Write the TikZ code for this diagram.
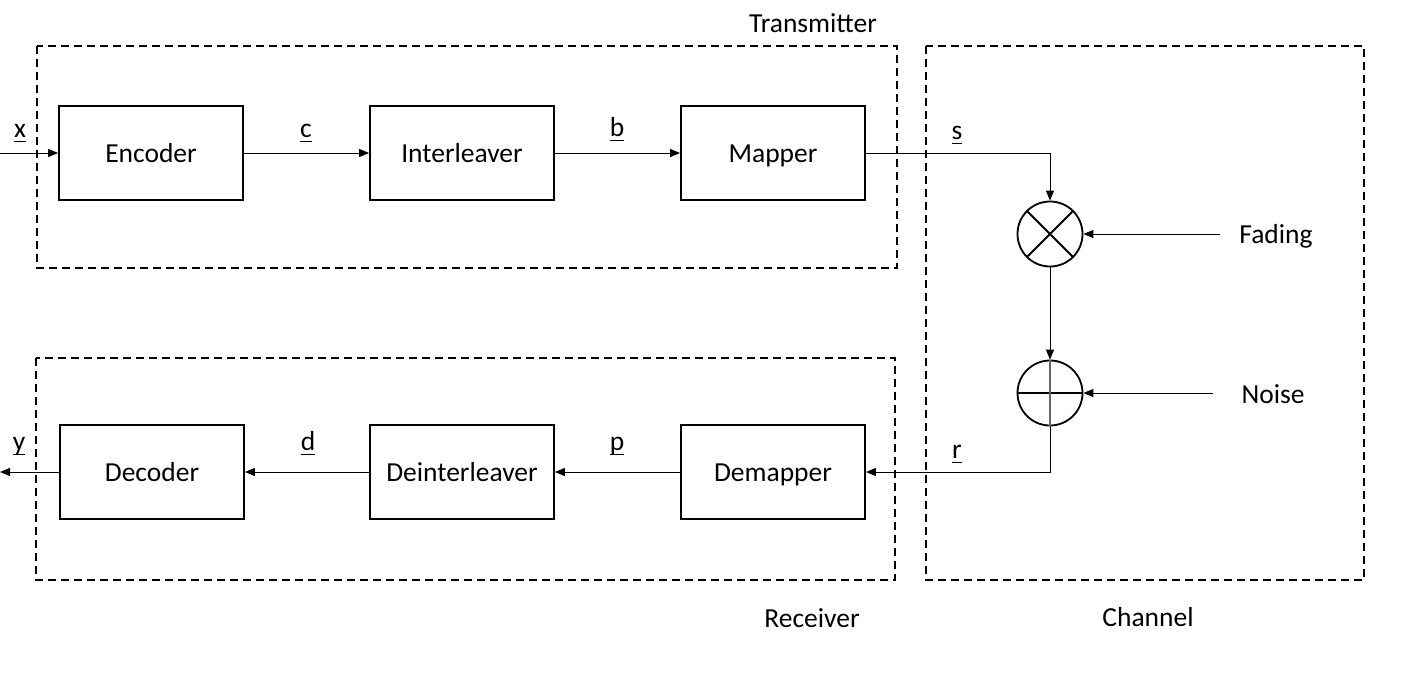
\documentclass[tikz,border=0pt]{standalone}
\usepackage{fontspec}
\setmainfont{Carlito}
\usetikzlibrary{arrows.meta}
\newcommand{\sigul}[1]{\underline{\smash{#1}\rule[-2.5pt]{0pt}{0pt}}}
\begin{document}
\begin{tikzpicture}[x=1pt,y=-1pt,
  blockbox/.style={draw,line width=1.8pt,minimum width=184pt,minimum height=94pt,inner sep=0pt,text height=19pt,text depth=1pt,font=\fontsize{27.5}{30}\selectfont},
  grp/.style={draw,line width=1.6pt,dash pattern=on 8pt off 5pt},
  lbl/.style={font=\fontsize{27.5}{30}\selectfont,inner sep=0pt,text height=18pt,text depth=0pt},
  sig/.style={font=\fontsize{27.5}{30}\selectfont,inner sep=0pt,anchor=base},
  conn/.style={line width=1pt,-{Triangle[length=10pt,width=8pt]}},
  opc/.style={circle,draw,line width=1.8pt,minimum size=65pt,inner sep=0pt}]
\useasboundingbox (0,0) rectangle (1410,673);
% group boxes
\draw[grp] (37,46) rectangle (897,268);
\draw[grp] (36,358) rectangle (895,580);
\draw[grp] (926,46) rectangle (1364,580);
\node[lbl] (ttx) at (813,23) {Transmitter};
\node[lbl] (trx) at (812,618) {Receiver};
\node[lbl] (tch) at (1148,617) {Channel};
% blocks
\node[blockbox] (enc) at (151,153) {Encoder};
\node[blockbox] (int) at (462,153) {Interleaver};
\node[blockbox] (map) at (773,153) {Mapper};
\node[blockbox] (dec) at (152,472) {Decoder};
\node[blockbox] (dei) at (462,472) {Deinterleaver};
\node[blockbox] (dem) at (773,472) {Demapper};
% channel operators
\node[opc] (mul) at (1050,234) {};
\draw[line width=1.8pt] (mul.north east) -- (mul.south west) (mul.north west) -- (mul.south east);
\node[opc] (add) at (1050,393) {};
\draw[line width=1.8pt] (add.west) -- (add.east);
\draw[line width=1.2pt,black!60] (add.north) -- (add.south);
\node[lbl] (fad) at (1276,234) {Fading};
\node[lbl] (noi) at (1273,394) {Noise};
\coordinate (fadin) at (1220,234);
\coordinate (noiin) at (1213,393);
\draw[conn] (fadin) -- (mul.east);
\draw[conn] (noiin) -- (add.east);
% connectors
\coordinate (xin) at (0,153);
\coordinate (yout) at (0,472);
\draw[conn] (xin) -- (enc.west);
\draw[conn] (enc.east) -- (int.west);
\draw[conn] (int.east) -- (map.west);
\draw[conn] (map.east) -| (mul.north);
\draw[conn] (mul.south) -- (add.north);
\draw[conn] (add.south) |- (dem.east);
\draw[conn] (dem.west) -- (dei.east);
\draw[conn] (dei.west) -- (dec.east);
\draw[conn] (dec.west) -- (yout);
% signal labels
\node[sig] (lx) at (20,137) {\sigul{x}};
\node[sig] (lc) at (306,137) {\sigul{c}};
\node[sig] (lb) at (617,136) {\sigul{b}};
\node[sig] (ls) at (957,139) {\sigul{s}};
\node[sig] (lr) at (957,458) {\sigul{r}};
\node[sig] (lp) at (617,450) {\sigul{p}};
\node[sig] (ld) at (308,450) {\sigul{d}};
\node[sig] (ly) at (19,450) {\sigul{y}};
\end{tikzpicture}
\end{document}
**********
_Problem description_
Quote the data above in full and without alteration; skip the pictures.

_Problem solution_
Write the TikZ code for this diagram.
\documentclass[tikz,border=0pt]{standalone}
\usepackage{fontspec}
\setmainfont{Carlito}
\usetikzlibrary{arrows.meta}
\newcommand{\sigul}[1]{\underline{\smash{#1}\rule[-2.5pt]{0pt}{0pt}}}
\begin{document}
\begin{tikzpicture}[x=1pt,y=-1pt,
  blockbox/.style={draw,line width=1.8pt,minimum width=184pt,minimum height=94pt,inner sep=0pt,text height=19pt,text depth=1pt,font=\fontsize{27.5}{30}\selectfont},
  grp/.style={draw,line width=1.6pt,dash pattern=on 8pt off 5pt},
  lbl/.style={font=\fontsize{27.5}{30}\selectfont,inner sep=0pt,text height=18pt,text depth=0pt},
  sig/.style={font=\fontsize{27.5}{30}\selectfont,inner sep=0pt,anchor=base},
  conn/.style={line width=1pt,-{Triangle[length=10pt,width=8pt]}},
  opc/.style={circle,draw,line width=1.8pt,minimum size=65pt,inner sep=0pt}]
\useasboundingbox (0,0) rectangle (1410,673);
% group boxes
\draw[grp] (37,46) rectangle (897,268);
\draw[grp] (36,358) rectangle (895,580);
\draw[grp] (926,46) rectangle (1364,580);
\node[lbl] (ttx) at (813,23) {Transmitter};
\node[lbl] (trx) at (812,618) {Receiver};
\node[lbl] (tch) at (1148,617) {Channel};
% blocks
\node[blockbox] (enc) at (151,153) {Encoder};
\node[blockbox] (int) at (462,153) {Interleaver};
\node[blockbox] (map) at (773,153) {Mapper};
\node[blockbox] (dec) at (152,472) {Decoder};
\node[blockbox] (dei) at (462,472) {Deinterleaver};
\node[blockbox] (dem) at (773,472) {Demapper};
% channel operators
\node[opc] (mul) at (1050,234) {};
\draw[line width=1.8pt] (mul.north east) -- (mul.south west) (mul.north west) -- (mul.south east);
\node[opc] (add) at (1050,393) {};
\draw[line width=1.8pt] (add.west) -- (add.east);
\draw[line width=1.2pt,black!60] (add.north) -- (add.south);
\node[lbl] (fad) at (1276,234) {Fading};
\node[lbl] (noi) at (1273,394) {Noise};
\coordinate (fadin) at (1220,234);
\coordinate (noiin) at (1213,393);
\draw[conn] (fadin) -- (mul.east);
\draw[conn] (noiin) -- (add.east);
% connectors
\coordinate (xin) at (0,153);
\coordinate (yout) at (0,472);
\draw[conn] (xin) -- (enc.west);
\draw[conn] (enc.east) -- (int.west);
\draw[conn] (int.east) -- (map.west);
\draw[conn] (map.east) -| (mul.north);
\draw[conn] (mul.south) -- (add.north);
\draw[conn] (add.south) |- (dem.east);
\draw[conn] (dem.west) -- (dei.east);
\draw[conn] (dei.west) -- (dec.east);
\draw[conn] (dec.west) -- (yout);
% signal labels
\node[sig] (lx) at (20,137) {\sigul{x}};
\node[sig] (lc) at (306,137) {\sigul{c}};
\node[sig] (lb) at (617,136) {\sigul{b}};
\node[sig] (ls) at (957,139) {\sigul{s}};
\node[sig] (lr) at (957,458) {\sigul{r}};
\node[sig] (lp) at (617,450) {\sigul{p}};
\node[sig] (ld) at (308,450) {\sigul{d}};
\node[sig] (ly) at (19,450) {\sigul{y}};
\end{tikzpicture}
\end{document}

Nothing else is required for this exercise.